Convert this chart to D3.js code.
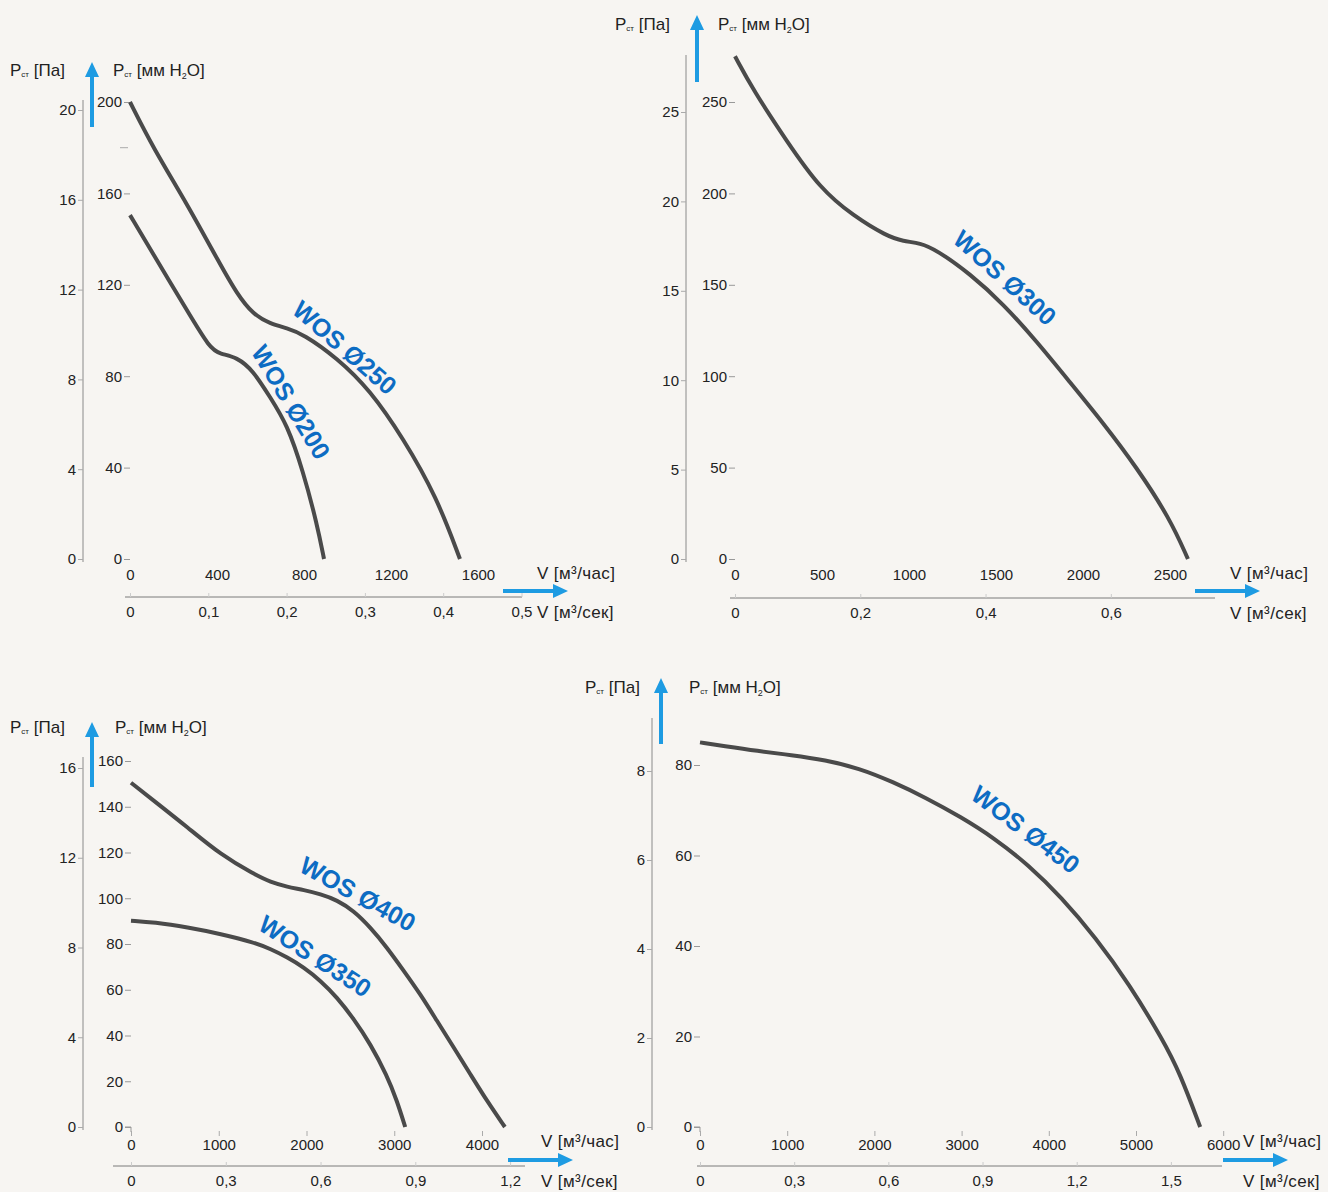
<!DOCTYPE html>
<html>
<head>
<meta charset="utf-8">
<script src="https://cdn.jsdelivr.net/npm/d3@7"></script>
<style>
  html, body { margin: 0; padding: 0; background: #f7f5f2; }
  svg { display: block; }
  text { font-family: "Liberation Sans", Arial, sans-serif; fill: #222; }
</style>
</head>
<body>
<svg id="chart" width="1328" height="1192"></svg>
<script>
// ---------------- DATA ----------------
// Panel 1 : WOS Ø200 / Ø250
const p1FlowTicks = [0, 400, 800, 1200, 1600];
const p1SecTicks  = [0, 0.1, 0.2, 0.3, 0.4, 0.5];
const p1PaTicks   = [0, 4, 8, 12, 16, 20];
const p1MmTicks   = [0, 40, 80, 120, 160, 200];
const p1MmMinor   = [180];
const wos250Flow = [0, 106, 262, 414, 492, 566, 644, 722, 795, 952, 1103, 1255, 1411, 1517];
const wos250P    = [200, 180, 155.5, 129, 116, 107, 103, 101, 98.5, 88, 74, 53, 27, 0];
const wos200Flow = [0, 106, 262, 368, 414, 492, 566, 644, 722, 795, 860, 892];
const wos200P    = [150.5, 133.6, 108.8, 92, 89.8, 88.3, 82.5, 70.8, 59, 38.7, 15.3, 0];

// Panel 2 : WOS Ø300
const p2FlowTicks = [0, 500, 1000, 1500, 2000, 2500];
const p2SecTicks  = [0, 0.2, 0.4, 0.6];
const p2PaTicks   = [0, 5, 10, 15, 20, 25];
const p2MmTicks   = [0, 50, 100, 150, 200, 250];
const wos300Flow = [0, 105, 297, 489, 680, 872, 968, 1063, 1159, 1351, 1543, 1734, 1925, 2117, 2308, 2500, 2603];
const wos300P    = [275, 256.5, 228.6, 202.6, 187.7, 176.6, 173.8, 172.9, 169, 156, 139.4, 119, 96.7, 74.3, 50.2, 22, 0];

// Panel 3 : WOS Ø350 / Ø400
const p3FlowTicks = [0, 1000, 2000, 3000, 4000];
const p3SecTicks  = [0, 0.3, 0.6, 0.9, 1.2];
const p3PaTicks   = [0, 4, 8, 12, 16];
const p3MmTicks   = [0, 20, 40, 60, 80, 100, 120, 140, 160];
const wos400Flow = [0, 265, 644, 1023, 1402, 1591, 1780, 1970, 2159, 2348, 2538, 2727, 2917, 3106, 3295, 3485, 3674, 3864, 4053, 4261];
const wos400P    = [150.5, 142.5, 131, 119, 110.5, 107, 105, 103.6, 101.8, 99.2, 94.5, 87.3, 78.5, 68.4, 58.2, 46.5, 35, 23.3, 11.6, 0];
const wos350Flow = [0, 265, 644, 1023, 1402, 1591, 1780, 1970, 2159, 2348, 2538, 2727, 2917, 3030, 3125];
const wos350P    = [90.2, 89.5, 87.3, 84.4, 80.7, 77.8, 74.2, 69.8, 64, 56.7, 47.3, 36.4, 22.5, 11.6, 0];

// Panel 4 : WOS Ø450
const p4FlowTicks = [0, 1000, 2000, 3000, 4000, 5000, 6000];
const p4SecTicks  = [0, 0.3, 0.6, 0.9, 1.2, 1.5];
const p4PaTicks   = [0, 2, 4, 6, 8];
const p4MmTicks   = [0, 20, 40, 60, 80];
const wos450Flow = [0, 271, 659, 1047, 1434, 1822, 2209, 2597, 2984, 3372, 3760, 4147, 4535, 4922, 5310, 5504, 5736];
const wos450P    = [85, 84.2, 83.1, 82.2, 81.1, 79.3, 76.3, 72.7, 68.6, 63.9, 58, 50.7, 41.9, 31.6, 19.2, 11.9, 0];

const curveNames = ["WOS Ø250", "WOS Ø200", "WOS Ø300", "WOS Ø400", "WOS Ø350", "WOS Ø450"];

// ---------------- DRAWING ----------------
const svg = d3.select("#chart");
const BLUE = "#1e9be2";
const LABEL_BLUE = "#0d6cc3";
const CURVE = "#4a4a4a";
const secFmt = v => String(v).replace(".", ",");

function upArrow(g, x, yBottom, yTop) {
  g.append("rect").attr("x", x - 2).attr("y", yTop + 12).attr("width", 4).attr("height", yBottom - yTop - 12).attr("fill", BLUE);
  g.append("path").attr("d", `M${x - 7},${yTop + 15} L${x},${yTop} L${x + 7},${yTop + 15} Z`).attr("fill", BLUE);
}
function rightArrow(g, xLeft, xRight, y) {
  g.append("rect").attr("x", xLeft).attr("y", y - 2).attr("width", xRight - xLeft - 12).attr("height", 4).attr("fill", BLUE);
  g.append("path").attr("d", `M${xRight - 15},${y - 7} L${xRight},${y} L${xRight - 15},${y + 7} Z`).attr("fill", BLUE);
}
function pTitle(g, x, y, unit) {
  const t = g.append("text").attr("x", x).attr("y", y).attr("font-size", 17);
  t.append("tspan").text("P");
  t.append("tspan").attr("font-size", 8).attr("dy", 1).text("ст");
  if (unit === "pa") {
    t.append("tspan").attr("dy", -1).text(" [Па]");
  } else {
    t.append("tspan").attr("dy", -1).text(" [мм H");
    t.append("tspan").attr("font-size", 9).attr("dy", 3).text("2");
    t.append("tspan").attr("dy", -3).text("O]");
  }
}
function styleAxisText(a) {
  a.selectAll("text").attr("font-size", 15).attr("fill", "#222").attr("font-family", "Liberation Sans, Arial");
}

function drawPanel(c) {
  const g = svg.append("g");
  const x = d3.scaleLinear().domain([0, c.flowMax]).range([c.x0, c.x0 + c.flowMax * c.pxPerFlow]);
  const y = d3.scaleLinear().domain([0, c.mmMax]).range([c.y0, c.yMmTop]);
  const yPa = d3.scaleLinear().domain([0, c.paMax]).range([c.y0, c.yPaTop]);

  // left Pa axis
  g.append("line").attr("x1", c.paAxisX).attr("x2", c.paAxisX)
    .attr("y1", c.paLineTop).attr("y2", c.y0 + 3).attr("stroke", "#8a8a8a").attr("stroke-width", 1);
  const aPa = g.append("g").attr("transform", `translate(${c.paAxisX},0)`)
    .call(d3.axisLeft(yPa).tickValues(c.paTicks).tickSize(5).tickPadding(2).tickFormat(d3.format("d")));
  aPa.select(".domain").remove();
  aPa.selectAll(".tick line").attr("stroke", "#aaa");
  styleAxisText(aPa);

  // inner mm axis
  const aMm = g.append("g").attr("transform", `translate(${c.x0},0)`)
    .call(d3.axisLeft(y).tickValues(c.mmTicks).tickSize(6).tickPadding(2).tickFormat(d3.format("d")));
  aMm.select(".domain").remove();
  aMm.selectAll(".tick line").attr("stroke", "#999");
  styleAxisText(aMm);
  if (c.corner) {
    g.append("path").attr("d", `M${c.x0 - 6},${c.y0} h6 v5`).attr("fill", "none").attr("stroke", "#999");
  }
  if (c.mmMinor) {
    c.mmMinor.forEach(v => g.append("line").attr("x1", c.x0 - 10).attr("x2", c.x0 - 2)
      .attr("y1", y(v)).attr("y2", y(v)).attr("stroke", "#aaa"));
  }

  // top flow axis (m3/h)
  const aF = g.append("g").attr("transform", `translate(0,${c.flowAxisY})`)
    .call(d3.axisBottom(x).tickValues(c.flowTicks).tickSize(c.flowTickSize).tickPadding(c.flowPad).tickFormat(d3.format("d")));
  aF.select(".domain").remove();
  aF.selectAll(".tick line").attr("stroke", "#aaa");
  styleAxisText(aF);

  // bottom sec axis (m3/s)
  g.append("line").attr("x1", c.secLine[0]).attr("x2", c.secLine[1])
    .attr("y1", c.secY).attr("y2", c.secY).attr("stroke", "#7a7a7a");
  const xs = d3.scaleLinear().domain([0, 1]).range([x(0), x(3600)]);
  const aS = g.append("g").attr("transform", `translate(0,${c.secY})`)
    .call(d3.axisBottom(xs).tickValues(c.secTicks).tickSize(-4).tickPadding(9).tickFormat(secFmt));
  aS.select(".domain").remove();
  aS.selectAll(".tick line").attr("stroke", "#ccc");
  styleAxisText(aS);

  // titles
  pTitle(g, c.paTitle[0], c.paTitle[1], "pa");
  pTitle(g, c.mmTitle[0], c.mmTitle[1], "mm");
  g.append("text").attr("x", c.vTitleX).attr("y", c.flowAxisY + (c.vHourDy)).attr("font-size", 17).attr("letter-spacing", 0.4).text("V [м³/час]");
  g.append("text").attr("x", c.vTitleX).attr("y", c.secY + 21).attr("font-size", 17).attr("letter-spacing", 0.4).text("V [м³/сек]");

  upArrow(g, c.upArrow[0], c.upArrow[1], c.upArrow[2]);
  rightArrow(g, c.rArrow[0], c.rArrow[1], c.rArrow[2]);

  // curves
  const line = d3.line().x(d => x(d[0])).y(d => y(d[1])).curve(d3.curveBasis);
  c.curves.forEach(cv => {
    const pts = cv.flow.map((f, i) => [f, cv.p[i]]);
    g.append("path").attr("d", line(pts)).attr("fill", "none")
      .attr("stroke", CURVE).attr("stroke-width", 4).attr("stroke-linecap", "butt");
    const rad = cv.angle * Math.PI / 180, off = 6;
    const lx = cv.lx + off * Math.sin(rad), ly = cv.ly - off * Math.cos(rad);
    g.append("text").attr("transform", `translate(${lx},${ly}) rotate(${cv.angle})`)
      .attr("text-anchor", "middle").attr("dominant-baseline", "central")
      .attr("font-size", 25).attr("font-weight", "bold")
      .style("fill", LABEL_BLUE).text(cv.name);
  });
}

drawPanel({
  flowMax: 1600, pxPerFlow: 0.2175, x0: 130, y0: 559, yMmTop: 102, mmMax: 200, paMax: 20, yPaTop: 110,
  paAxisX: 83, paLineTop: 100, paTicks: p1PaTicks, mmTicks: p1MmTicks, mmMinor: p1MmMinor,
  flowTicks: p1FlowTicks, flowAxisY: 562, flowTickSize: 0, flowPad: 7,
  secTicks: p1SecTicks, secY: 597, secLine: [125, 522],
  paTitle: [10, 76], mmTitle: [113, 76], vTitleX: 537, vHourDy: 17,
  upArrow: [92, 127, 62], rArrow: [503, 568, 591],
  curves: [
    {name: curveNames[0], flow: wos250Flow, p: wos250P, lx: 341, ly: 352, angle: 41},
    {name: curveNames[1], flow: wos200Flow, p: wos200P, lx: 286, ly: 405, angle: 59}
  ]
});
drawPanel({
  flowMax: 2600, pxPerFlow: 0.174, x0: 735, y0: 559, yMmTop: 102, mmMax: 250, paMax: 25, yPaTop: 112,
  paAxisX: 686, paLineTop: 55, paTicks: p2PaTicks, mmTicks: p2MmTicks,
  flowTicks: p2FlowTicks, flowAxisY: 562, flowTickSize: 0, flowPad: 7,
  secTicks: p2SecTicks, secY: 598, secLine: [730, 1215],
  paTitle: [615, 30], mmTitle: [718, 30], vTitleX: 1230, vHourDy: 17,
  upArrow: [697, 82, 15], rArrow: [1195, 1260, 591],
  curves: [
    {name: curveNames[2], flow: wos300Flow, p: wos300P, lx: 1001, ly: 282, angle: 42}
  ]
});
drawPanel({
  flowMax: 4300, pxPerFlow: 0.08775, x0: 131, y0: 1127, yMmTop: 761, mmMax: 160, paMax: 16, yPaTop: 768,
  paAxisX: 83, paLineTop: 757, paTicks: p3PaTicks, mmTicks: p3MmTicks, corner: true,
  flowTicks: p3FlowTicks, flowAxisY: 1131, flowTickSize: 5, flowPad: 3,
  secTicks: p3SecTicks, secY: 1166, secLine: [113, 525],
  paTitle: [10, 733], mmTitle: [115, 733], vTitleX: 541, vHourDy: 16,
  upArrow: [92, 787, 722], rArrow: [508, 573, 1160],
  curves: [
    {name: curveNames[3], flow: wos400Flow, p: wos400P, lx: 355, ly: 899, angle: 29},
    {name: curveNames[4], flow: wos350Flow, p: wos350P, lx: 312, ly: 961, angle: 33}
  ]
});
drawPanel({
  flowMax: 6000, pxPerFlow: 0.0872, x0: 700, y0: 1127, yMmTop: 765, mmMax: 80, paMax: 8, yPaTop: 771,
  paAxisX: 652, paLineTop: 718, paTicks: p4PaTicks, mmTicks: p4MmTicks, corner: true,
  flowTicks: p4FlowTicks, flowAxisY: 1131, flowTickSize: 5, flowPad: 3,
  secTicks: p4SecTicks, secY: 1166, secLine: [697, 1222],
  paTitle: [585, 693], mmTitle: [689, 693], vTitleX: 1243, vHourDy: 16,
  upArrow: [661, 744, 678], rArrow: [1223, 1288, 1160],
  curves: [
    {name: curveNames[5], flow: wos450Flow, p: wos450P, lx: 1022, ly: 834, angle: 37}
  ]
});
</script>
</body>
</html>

====================

Description of the task:
Write down every line from the opening of the listing to the line with "38.7, 15.3, 0];", both included, and nothing else; the pictures are omitted.

Solution for this task:
Convert this chart to D3.js code.
<!DOCTYPE html>
<html>
<head>
<meta charset="utf-8">
<script src="https://cdn.jsdelivr.net/npm/d3@7"></script>
<style>
  html, body { margin: 0; padding: 0; background: #f7f5f2; }
  svg { display: block; }
  text { font-family: "Liberation Sans", Arial, sans-serif; fill: #222; }
</style>
</head>
<body>
<svg id="chart" width="1328" height="1192"></svg>
<script>
// ---------------- DATA ----------------
// Panel 1 : WOS Ø200 / Ø250
const p1FlowTicks = [0, 400, 800, 1200, 1600];
const p1SecTicks  = [0, 0.1, 0.2, 0.3, 0.4, 0.5];
const p1PaTicks   = [0, 4, 8, 12, 16, 20];
const p1MmTicks   = [0, 40, 80, 120, 160, 200];
const p1MmMinor   = [180];
const wos250Flow = [0, 106, 262, 414, 492, 566, 644, 722, 795, 952, 1103, 1255, 1411, 1517];
const wos250P    = [200, 180, 155.5, 129, 116, 107, 103, 101, 98.5, 88, 74, 53, 27, 0];
const wos200Flow = [0, 106, 262, 368, 414, 492, 566, 644, 722, 795, 860, 892];
const wos200P    = [150.5, 133.6, 108.8, 92, 89.8, 88.3, 82.5, 70.8, 59, 38.7, 15.3, 0];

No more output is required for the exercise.